Un arrêt de la betterave dans le Calvados et l’Orne aura également des retombées négatives pour les éleveurs. Pour Catherine Pilet, « la conséquence est double ! » Même si elle veut y croire encore, l’agricultrice ne peut « occulter cette possibilité ». Elle réfléchit donc à des cultures de remplacement pour son assolement, ainsi que pour l’alimentation de son troupeau bovin allaitant. Actuellement, elle distribue des betteraves fourragères de novembre à février et elle compte le reste de l’année sur la pulpe de ses betteraves industrielles (droit de récupération) notamment. La fin de ces deux bassins betteraviers aura aussi des impacts directs et indirects sur l’ emploi local : les salariés des sucreries (près de 130 emplois concernés), mais aussi les transporteurs, les sous-traitants, entrepreneurs agricoles, etc.
« Des planteurs déterminés pour pérenniser leur production de betteraves »

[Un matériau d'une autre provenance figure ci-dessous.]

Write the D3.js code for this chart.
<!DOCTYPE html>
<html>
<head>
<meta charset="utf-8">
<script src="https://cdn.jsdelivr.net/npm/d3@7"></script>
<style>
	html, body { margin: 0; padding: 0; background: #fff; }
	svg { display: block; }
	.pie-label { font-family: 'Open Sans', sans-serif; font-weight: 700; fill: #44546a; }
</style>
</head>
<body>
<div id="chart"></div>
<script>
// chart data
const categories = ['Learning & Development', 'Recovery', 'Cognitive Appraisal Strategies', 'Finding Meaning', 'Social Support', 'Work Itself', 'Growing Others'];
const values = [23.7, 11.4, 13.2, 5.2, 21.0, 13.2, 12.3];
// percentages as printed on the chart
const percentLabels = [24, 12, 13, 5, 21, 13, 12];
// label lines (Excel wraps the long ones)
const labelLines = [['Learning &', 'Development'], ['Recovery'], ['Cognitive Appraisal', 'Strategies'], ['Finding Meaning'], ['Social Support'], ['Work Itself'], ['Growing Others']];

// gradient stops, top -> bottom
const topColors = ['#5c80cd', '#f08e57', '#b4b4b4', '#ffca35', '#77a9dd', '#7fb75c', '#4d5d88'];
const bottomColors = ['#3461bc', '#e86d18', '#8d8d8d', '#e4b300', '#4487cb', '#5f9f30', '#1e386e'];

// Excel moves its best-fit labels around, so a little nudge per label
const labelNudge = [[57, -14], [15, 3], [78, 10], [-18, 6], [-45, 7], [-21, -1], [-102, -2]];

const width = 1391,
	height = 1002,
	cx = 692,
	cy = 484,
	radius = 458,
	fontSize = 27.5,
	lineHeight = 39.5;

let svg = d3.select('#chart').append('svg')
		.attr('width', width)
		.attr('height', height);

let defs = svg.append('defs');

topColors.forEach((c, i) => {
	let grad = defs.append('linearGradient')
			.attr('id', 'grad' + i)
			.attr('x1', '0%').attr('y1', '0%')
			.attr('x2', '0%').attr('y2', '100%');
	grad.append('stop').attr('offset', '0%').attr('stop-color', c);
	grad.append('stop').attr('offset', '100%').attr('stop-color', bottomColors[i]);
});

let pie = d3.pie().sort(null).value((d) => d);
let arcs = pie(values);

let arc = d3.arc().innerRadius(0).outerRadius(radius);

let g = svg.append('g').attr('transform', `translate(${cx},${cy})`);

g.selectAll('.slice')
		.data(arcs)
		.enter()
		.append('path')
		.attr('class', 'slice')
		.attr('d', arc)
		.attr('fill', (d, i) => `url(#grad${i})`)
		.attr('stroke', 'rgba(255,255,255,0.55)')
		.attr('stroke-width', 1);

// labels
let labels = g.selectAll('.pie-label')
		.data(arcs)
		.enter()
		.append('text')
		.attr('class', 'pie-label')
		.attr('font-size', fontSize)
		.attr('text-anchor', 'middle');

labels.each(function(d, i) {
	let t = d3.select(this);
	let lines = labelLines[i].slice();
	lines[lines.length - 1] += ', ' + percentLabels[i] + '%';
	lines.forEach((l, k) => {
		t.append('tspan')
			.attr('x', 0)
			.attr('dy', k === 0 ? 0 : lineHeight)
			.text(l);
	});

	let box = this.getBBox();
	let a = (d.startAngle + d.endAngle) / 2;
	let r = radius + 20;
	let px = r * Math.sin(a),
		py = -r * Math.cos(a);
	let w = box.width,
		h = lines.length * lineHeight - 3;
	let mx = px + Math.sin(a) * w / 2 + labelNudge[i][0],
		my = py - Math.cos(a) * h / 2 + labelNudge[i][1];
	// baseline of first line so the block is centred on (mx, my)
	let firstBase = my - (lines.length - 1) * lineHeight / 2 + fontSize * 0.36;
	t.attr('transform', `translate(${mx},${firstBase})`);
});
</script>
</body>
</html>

« Si la crise que connaît la filière betterave-sucre-éthanol est sans précédent, la CGB appelle à ce que toute décision qui viendrait remettre en cause les capacités industrielles ou agricoles à produire du sucre de betterave soit mûrement réfléchie et concertée », a déclaré Franck Sander, président de la CGB à la mi-février. « Il est primordial de ne pas compromettre une excellence agronomique et industrielle que la filière a mis de nombreuses années à bâtir ». Lors d’une rencontre le 22 mars dernier, « les représentants des planteurs ont indiqué à Südzucker que la CGB étudie toutes les options possibles pour maintenir les bassins de production et les outils industriels de Cagny et d’Eppeville », précise Benoît Carton, directeur régional de la CGB Normandie.

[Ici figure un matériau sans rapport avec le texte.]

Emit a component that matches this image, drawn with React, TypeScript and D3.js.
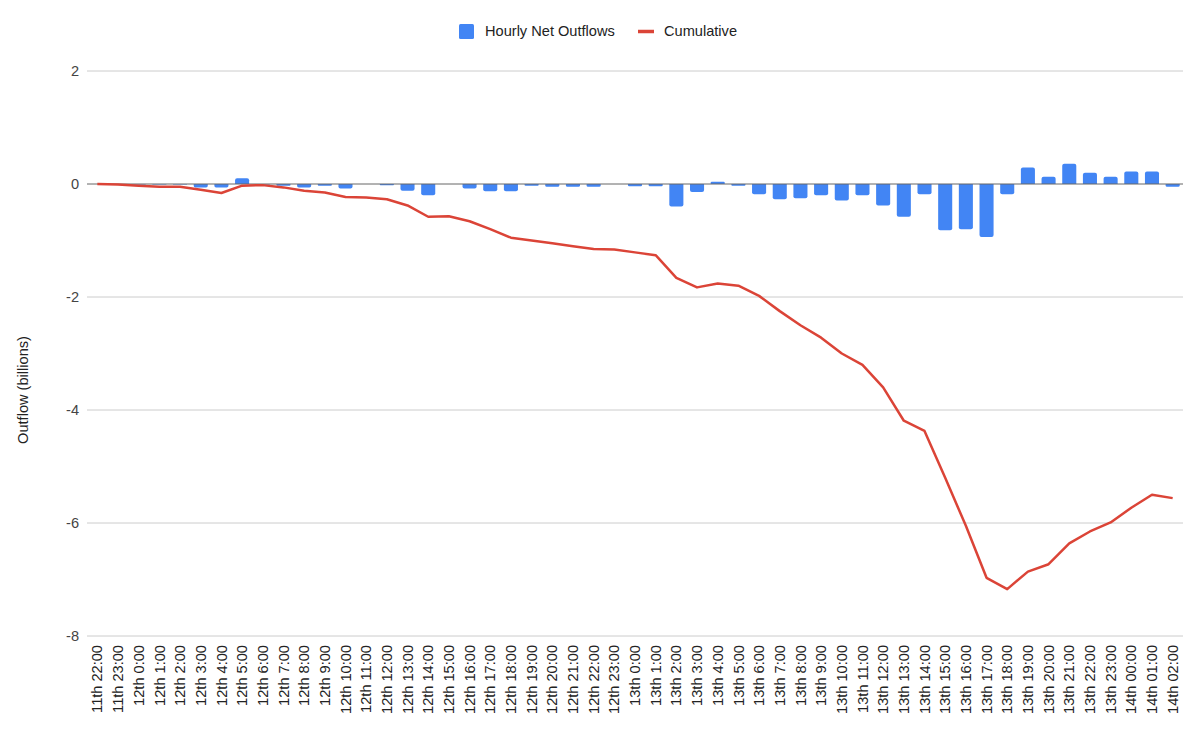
import React from "react";
import * as d3 from "d3";

const categories: string[] = [
  "11th 22:00", "11th 23:00",
  "12th 0:00", "12th 1:00", "12th 2:00", "12th 3:00", "12th 4:00", "12th 5:00",
  "12th 6:00", "12th 7:00", "12th 8:00", "12th 9:00", "12th 10:00", "12th 11:00",
  "12th 12:00", "12th 13:00", "12th 14:00", "12th 15:00", "12th 16:00", "12th 17:00",
  "12th 18:00", "12th 19:00", "12th 20:00", "12th 21:00", "12th 22:00", "12th 23:00",
  "13th 0:00", "13th 1:00", "13th 2:00", "13th 3:00", "13th 4:00", "13th 5:00",
  "13th 6:00", "13th 7:00", "13th 8:00", "13th 9:00", "13th 10:00", "13th 11:00",
  "13th 12:00", "13th 13:00", "13th 14:00", "13th 15:00", "13th 16:00", "13th 17:00",
  "13th 18:00", "13th 19:00", "13th 20:00", "13th 21:00", "13th 22:00", "13th 23:00",
  "14th 00:00", "14th 01:00", "14th 02:00",
];

const hourly: number[] = [
  0, -0.005, -0.01, -0.01, -0.01, -0.06, -0.06, 0.1,
  -0.01, -0.03, -0.06, -0.03, -0.08, -0.005,
  -0.02, -0.12, -0.2, 0.005, -0.08, -0.13,
  -0.13, -0.03, -0.05, -0.05, -0.05, 0.005,
  -0.04, -0.04, -0.4, -0.14, 0.04, -0.03,
  -0.18, -0.27, -0.25, -0.2, -0.29, -0.2,
  -0.38, -0.58, -0.18, -0.82, -0.8, -0.94,
  -0.18, 0.29, 0.13, 0.36, 0.2, 0.13,
  0.22, 0.22, -0.05,
];

const cumulative: number[] = [
  0, -0.01, -0.03, -0.05, -0.05, -0.1, -0.16, -0.03,
  -0.02, -0.06, -0.12, -0.15, -0.23, -0.24,
  -0.27, -0.38, -0.58, -0.57, -0.66, -0.8,
  -0.95, -1.0, -1.05, -1.1, -1.15, -1.16,
  -1.21, -1.26, -1.66, -1.83, -1.76, -1.8,
  -1.98, -2.25, -2.5, -2.72, -3.0, -3.2,
  -3.6, -4.19, -4.37, -5.2, -6.05, -6.97,
  -7.17, -6.86, -6.73, -6.36, -6.15, -5.99,
  -5.73, -5.5, -5.56,
];

const yTicks: number[] = [2, 0, -2, -4, -6, -8];

const seriesNames = ["Hourly Net Outflows", "Cumulative"];
const BLUE = "#4285F4";
const RED = "#DB4437";
const FONT = "'Liberation Sans', Arial, sans-serif";

export default function App() {
  const W = 1200;
  const H = 734;
  const left = 87;
  const right = 1183;
  const top = 71;
  const bottom = 636;

  const x = d3.scaleBand<string>().domain(categories).range([left, right]).paddingInner(0.32).paddingOuter(0.16);
  const xc = (c: string) => (x(c) as number) + x.bandwidth() / 2;
  const y = d3.scaleLinear().domain([-8, 2]).range([bottom, top]);

  const line = d3
    .line<number>()
    .x((_, i) => xc(categories[i]))
    .y((d) => y(d));

  const barPath = (c: string, v: number) => {
    const x0 = x(c) as number;
    const w = x.bandwidth();
    const y0 = y(0);
    const y1 = y(v);
    const h = Math.abs(y1 - y0);
    const r = Math.min(2, h / 2, w / 2);
    if (h < 0.5) return "";
    if (v >= 0) {
      return `M${x0},${y0}V${y1 + r}Q${x0},${y1} ${x0 + r},${y1}H${x0 + w - r}Q${x0 + w},${y1} ${x0 + w},${y1 + r}V${y0}Z`;
    }
    return `M${x0},${y0}V${y1 - r}Q${x0},${y1} ${x0 + r},${y1}H${x0 + w - r}Q${x0 + w},${y1} ${x0 + w},${y1 - r}V${y0}Z`;
  };

  return (
    <svg
      width={W}
      height={H}
      style={{ position: "absolute", left: 0, top: 0, background: "#fff" }}
      fontFamily={FONT}
    >
      <rect x={0} y={0} width={W} height={H} fill="#fff" />
      {/* legend */}
      <g>
        <rect x={459} y={24} width={15} height={15} rx={1.5} fill={BLUE} />
        <text x={485} y={31} dy="0.35em" fontSize={14.6} fill="#222">
          {seriesNames[0]}
        </text>
        <line x1={638} x2={654} y1={31.5} y2={31.5} stroke={RED} strokeWidth={3.5} />
        <text x={664} y={31} dy="0.35em" fontSize={14.6} fill="#222">
          {seriesNames[1]}
        </text>
      </g>
      {/* gridlines */}
      {yTicks.map((t) => (
        <g key={t}>
          {t !== 0 && (
            <line x1={left} x2={right} y1={y(t)} y2={y(t)} stroke="#cccccc" strokeWidth={1} />
          )}
          <text x={79} y={y(t)} dy="0.35em" textAnchor="end" fontSize={14.6} fill="#444">
            {t}
          </text>
        </g>
      ))}
      {/* y title */}
      <text
        transform={`translate(23,390) rotate(-90)`}
        textAnchor="middle"
        dy="0.35em"
        fontSize={14.6}
        fill="#222"
      >
        Outflow (billions)
      </text>
      {/* bars */}
      {categories.map((c, i) => (
        <path key={c} d={barPath(c, hourly[i])} fill={BLUE} />
      ))}
      {/* baseline */}
      <line x1={left} x2={right} y1={y(0)} y2={y(0)} stroke="#666" strokeWidth={1} />
      {/* cumulative line */}
      <path d={line(cumulative) || ""} fill="none" stroke={RED} strokeWidth={2.5} strokeLinejoin="round" />
      {/* x labels */}
      {categories.map((c) => (
        <text
          key={c}
          transform={`translate(${xc(c)},645) rotate(-90)`}
          textAnchor="end"
          dy="0.35em"
          fontSize={14.6}
          fill="#222"
        >
          {c}
        </text>
      ))}
    </svg>
  );
}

« Les planteurs concernés sont très déterminés à vouloir reprendre l’outil industriel pour pérenniser leur production de betteraves. La CGB étudie donc un plan de reprise, en expertisant la partie industrielle, les débouchés potentiels, établissant un business plan, plan de financement… » Mais cela ne pourra aboutir que si Südzucker laisse l’opportunité aux planteurs de reprendre, comme le précisent tous les agriculteurs interrogés. La nouvelle rencontre est prévue le 29 avril prochain. « Le ministre de l’agriculture appuiera tout projet de reprise crédible », comme il l’a rappelé lors de son déplacement à Cagny le 27 mars dernier, complète Benoît Carton. Les régions Hauts-de-France et Normandie sont également mobilisées et prêtes à accompagner un plan de reprise. Rappelons toutefois que « le calendrier est court ! Les planteurs ont besoin de savoir si la betterave sera dans les assolements 2020 et ces décisions d’assolement s’établissent de juin à septembre 2019 », conclut Benoît Carton.